Gap 1 — Guardrail retry now actually runs

What changed in the SDK

  • praisonaiagents/agents/agents.py:1017-1038 — guardrail validation was moved out of the callback and into the main async execution loop (arun_task).
  • praisonaiagents/task/task.py — the guardrail branch was removed from execute_callback(). execute_callback now only runs memory/user callbacks. The docstring explicitly says: "Guardrail validation has been moved to the execution path in agents.py to ensure proper retry behavior."
  • execute_callback_sync() no longer uses fire-and-forget loop.create_task(...). It always goes through run_coroutine_from_any_context(...) so exceptions from the callback propagate instead of being silently swallowed.
  • On guardrail failure the executor now does the real retry: increments task.retry_count, sets task.status = "in progress", logs the retry, and continues the loop. On final failure it raises "Task failed guardrail validation after {max_retries} retries".
  • On guardrail success with a modified result, task_output.raw (or the whole TaskOutput) is replaced and task.result is updated before the task is marked completed.

Why this matters for docs

docs/features/guardrails.mdx (and docs/best-practices/agent-retry-strategies.mdx where it intersects with guardrails) already tell users that max_retries / retry_delay / retry_with_feedback drive retries on failed validations. That used to be partially true only in the sync path; in async it was bypassed. Users who wrote production async workflows before PR #1514 may have been silently losing validation failures. Docs should:

  1. State plainly that guardrail retries apply to both sync and async execution paths.
  2. Make clear the retry happens before the task is marked completed (ordering matters for memory/user callbacks — those only fire on a guardrail-passing result).
  3. Clarify that when a guardrail returns a modified TaskOutput/str, the downstream task.result and any memory callback receive the modified value, not the original.
  4. Remove (or correct) any older wording implying that a failed guardrail in async mode would be logged but not retried.

Files to update

File Action
docs/features/guardrails.mdx Update. Audit the "Retry behaviour" / "How retries work" sections (around lines 257–266, 465–474, 682, 893). Add a short "Execution order" subsection: guardrail → retry-or-pass → memory/user callbacks → completed.
docs/best-practices/agent-retry-strategies.mdx Update. Add a short subsection or callout clarifying that Task(guardrail=..., max_retries=...) drives first-class retries inside the executor, distinct from the generic ExponentialBackoffRetry patterns the page already teaches.

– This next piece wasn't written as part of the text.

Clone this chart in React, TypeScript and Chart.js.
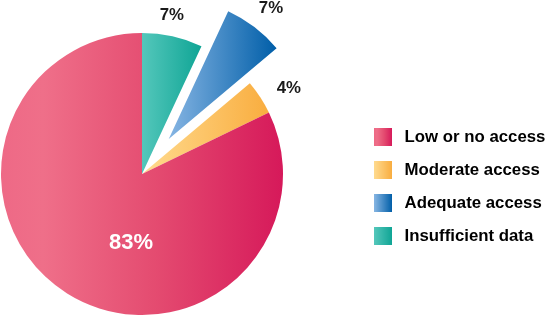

Minimum content to add (agent-centric, beginner-friendly, per AGENTS.md §1.1 rule 9)

from praisonaiagents import Agent, Task, PraisonAIAgents

def must_mention_price(output):
    ok = "$" in output.raw
    return (ok, output if ok else "Rewrite and include a price in USD.")

agent = Agent(name="Writer", instructions="Write a one-line product blurb.")

task = Task(
    description="Write a blurb for a coffee mug.",
    agent=agent,
    guardrail=must_mention_price,
    max_retries=3,
)

PraisonAIAgents(agents=[agent], tasks=[task]).start()

Do not introduce a new page — extend the existing one.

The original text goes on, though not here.